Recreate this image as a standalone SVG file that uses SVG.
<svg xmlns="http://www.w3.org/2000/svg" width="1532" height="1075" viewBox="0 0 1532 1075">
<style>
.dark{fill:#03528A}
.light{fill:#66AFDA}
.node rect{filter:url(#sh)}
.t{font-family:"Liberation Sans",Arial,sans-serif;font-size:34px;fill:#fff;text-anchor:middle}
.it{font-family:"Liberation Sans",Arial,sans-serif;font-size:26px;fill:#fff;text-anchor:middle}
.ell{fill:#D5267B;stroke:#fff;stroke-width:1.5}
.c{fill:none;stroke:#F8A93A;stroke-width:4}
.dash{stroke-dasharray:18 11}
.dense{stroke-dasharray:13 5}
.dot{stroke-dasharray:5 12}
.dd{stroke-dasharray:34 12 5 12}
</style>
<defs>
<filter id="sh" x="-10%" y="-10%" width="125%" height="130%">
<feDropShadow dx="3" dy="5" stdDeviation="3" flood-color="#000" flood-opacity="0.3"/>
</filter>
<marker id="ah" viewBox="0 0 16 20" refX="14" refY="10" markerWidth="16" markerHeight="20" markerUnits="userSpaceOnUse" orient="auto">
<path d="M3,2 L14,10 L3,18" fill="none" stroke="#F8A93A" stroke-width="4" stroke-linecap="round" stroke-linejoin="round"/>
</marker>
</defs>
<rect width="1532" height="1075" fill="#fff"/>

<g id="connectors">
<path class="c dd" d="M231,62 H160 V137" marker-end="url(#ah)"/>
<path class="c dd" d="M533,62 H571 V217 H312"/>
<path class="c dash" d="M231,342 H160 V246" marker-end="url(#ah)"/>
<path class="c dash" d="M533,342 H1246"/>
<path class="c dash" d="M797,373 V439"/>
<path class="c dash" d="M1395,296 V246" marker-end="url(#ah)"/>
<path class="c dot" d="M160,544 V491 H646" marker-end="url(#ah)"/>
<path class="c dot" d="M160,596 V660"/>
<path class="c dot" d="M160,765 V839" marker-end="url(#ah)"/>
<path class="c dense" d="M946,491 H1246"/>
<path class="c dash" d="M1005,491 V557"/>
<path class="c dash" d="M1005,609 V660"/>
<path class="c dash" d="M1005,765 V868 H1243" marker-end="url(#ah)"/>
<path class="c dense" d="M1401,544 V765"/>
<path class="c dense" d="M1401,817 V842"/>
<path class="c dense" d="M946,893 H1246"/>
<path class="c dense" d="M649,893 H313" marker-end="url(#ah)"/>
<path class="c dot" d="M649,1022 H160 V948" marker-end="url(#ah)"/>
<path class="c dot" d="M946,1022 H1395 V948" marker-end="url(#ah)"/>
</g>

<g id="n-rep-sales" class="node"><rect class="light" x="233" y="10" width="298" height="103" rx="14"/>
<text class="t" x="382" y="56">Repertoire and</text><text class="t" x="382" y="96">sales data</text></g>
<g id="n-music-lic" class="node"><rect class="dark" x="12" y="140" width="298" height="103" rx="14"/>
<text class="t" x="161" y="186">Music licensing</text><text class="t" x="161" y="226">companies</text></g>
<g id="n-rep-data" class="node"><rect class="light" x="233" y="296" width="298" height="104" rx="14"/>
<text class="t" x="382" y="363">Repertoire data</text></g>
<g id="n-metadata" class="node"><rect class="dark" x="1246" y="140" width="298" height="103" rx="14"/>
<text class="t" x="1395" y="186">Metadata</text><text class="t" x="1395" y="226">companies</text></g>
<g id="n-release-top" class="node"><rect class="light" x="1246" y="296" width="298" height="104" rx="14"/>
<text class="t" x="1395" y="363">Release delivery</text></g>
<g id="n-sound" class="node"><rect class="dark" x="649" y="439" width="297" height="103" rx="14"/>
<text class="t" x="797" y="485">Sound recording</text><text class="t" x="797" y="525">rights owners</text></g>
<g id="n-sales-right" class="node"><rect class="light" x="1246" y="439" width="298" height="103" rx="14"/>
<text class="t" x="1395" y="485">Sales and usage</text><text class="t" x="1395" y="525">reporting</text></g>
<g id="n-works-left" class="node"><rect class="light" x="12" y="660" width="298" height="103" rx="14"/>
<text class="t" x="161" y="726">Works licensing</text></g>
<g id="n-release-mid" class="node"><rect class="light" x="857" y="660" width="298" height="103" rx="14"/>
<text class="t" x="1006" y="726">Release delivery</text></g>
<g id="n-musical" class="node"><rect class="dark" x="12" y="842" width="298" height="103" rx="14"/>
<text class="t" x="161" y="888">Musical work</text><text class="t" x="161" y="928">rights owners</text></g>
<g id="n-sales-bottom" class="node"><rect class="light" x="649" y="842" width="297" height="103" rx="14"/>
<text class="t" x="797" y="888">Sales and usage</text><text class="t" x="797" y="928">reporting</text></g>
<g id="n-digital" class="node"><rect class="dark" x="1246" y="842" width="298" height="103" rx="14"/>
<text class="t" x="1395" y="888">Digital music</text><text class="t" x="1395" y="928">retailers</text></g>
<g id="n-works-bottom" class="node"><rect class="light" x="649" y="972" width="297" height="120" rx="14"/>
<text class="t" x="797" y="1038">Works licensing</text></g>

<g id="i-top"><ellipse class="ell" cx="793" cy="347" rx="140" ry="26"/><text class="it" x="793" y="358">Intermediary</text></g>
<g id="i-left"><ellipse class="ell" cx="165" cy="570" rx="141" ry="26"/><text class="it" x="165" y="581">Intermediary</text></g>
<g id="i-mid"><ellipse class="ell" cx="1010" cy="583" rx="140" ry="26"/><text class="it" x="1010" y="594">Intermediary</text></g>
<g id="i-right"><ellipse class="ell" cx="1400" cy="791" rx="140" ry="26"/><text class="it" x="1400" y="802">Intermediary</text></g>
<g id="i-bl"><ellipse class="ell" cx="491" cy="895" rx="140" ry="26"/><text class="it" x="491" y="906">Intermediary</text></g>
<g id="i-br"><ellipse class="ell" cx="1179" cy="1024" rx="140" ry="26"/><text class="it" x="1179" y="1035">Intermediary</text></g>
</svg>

■ ■ ■

▸ Your objective: Write out the whole listing again, exactly as it stands.

▸ Written response:
Recreate this image as a standalone SVG file that uses SVG.
<svg xmlns="http://www.w3.org/2000/svg" width="1532" height="1075" viewBox="0 0 1532 1075">
<style>
.dark{fill:#03528A}
.light{fill:#66AFDA}
.node rect{filter:url(#sh)}
.t{font-family:"Liberation Sans",Arial,sans-serif;font-size:34px;fill:#fff;text-anchor:middle}
.it{font-family:"Liberation Sans",Arial,sans-serif;font-size:26px;fill:#fff;text-anchor:middle}
.ell{fill:#D5267B;stroke:#fff;stroke-width:1.5}
.c{fill:none;stroke:#F8A93A;stroke-width:4}
.dash{stroke-dasharray:18 11}
.dense{stroke-dasharray:13 5}
.dot{stroke-dasharray:5 12}
.dd{stroke-dasharray:34 12 5 12}
</style>
<defs>
<filter id="sh" x="-10%" y="-10%" width="125%" height="130%">
<feDropShadow dx="3" dy="5" stdDeviation="3" flood-color="#000" flood-opacity="0.3"/>
</filter>
<marker id="ah" viewBox="0 0 16 20" refX="14" refY="10" markerWidth="16" markerHeight="20" markerUnits="userSpaceOnUse" orient="auto">
<path d="M3,2 L14,10 L3,18" fill="none" stroke="#F8A93A" stroke-width="4" stroke-linecap="round" stroke-linejoin="round"/>
</marker>
</defs>
<rect width="1532" height="1075" fill="#fff"/>

<g id="connectors">
<path class="c dd" d="M231,62 H160 V137" marker-end="url(#ah)"/>
<path class="c dd" d="M533,62 H571 V217 H312"/>
<path class="c dash" d="M231,342 H160 V246" marker-end="url(#ah)"/>
<path class="c dash" d="M533,342 H1246"/>
<path class="c dash" d="M797,373 V439"/>
<path class="c dash" d="M1395,296 V246" marker-end="url(#ah)"/>
<path class="c dot" d="M160,544 V491 H646" marker-end="url(#ah)"/>
<path class="c dot" d="M160,596 V660"/>
<path class="c dot" d="M160,765 V839" marker-end="url(#ah)"/>
<path class="c dense" d="M946,491 H1246"/>
<path class="c dash" d="M1005,491 V557"/>
<path class="c dash" d="M1005,609 V660"/>
<path class="c dash" d="M1005,765 V868 H1243" marker-end="url(#ah)"/>
<path class="c dense" d="M1401,544 V765"/>
<path class="c dense" d="M1401,817 V842"/>
<path class="c dense" d="M946,893 H1246"/>
<path class="c dense" d="M649,893 H313" marker-end="url(#ah)"/>
<path class="c dot" d="M649,1022 H160 V948" marker-end="url(#ah)"/>
<path class="c dot" d="M946,1022 H1395 V948" marker-end="url(#ah)"/>
</g>

<g id="n-rep-sales" class="node"><rect class="light" x="233" y="10" width="298" height="103" rx="14"/>
<text class="t" x="382" y="56">Repertoire and</text><text class="t" x="382" y="96">sales data</text></g>
<g id="n-music-lic" class="node"><rect class="dark" x="12" y="140" width="298" height="103" rx="14"/>
<text class="t" x="161" y="186">Music licensing</text><text class="t" x="161" y="226">companies</text></g>
<g id="n-rep-data" class="node"><rect class="light" x="233" y="296" width="298" height="104" rx="14"/>
<text class="t" x="382" y="363">Repertoire data</text></g>
<g id="n-metadata" class="node"><rect class="dark" x="1246" y="140" width="298" height="103" rx="14"/>
<text class="t" x="1395" y="186">Metadata</text><text class="t" x="1395" y="226">companies</text></g>
<g id="n-release-top" class="node"><rect class="light" x="1246" y="296" width="298" height="104" rx="14"/>
<text class="t" x="1395" y="363">Release delivery</text></g>
<g id="n-sound" class="node"><rect class="dark" x="649" y="439" width="297" height="103" rx="14"/>
<text class="t" x="797" y="485">Sound recording</text><text class="t" x="797" y="525">rights owners</text></g>
<g id="n-sales-right" class="node"><rect class="light" x="1246" y="439" width="298" height="103" rx="14"/>
<text class="t" x="1395" y="485">Sales and usage</text><text class="t" x="1395" y="525">reporting</text></g>
<g id="n-works-left" class="node"><rect class="light" x="12" y="660" width="298" height="103" rx="14"/>
<text class="t" x="161" y="726">Works licensing</text></g>
<g id="n-release-mid" class="node"><rect class="light" x="857" y="660" width="298" height="103" rx="14"/>
<text class="t" x="1006" y="726">Release delivery</text></g>
<g id="n-musical" class="node"><rect class="dark" x="12" y="842" width="298" height="103" rx="14"/>
<text class="t" x="161" y="888">Musical work</text><text class="t" x="161" y="928">rights owners</text></g>
<g id="n-sales-bottom" class="node"><rect class="light" x="649" y="842" width="297" height="103" rx="14"/>
<text class="t" x="797" y="888">Sales and usage</text><text class="t" x="797" y="928">reporting</text></g>
<g id="n-digital" class="node"><rect class="dark" x="1246" y="842" width="298" height="103" rx="14"/>
<text class="t" x="1395" y="888">Digital music</text><text class="t" x="1395" y="928">retailers</text></g>
<g id="n-works-bottom" class="node"><rect class="light" x="649" y="972" width="297" height="120" rx="14"/>
<text class="t" x="797" y="1038">Works licensing</text></g>

<g id="i-top"><ellipse class="ell" cx="793" cy="347" rx="140" ry="26"/><text class="it" x="793" y="358">Intermediary</text></g>
<g id="i-left"><ellipse class="ell" cx="165" cy="570" rx="141" ry="26"/><text class="it" x="165" y="581">Intermediary</text></g>
<g id="i-mid"><ellipse class="ell" cx="1010" cy="583" rx="140" ry="26"/><text class="it" x="1010" y="594">Intermediary</text></g>
<g id="i-right"><ellipse class="ell" cx="1400" cy="791" rx="140" ry="26"/><text class="it" x="1400" y="802">Intermediary</text></g>
<g id="i-bl"><ellipse class="ell" cx="491" cy="895" rx="140" ry="26"/><text class="it" x="491" y="906">Intermediary</text></g>
<g id="i-br"><ellipse class="ell" cx="1179" cy="1024" rx="140" ry="26"/><text class="it" x="1179" y="1035">Intermediary</text></g>
</svg>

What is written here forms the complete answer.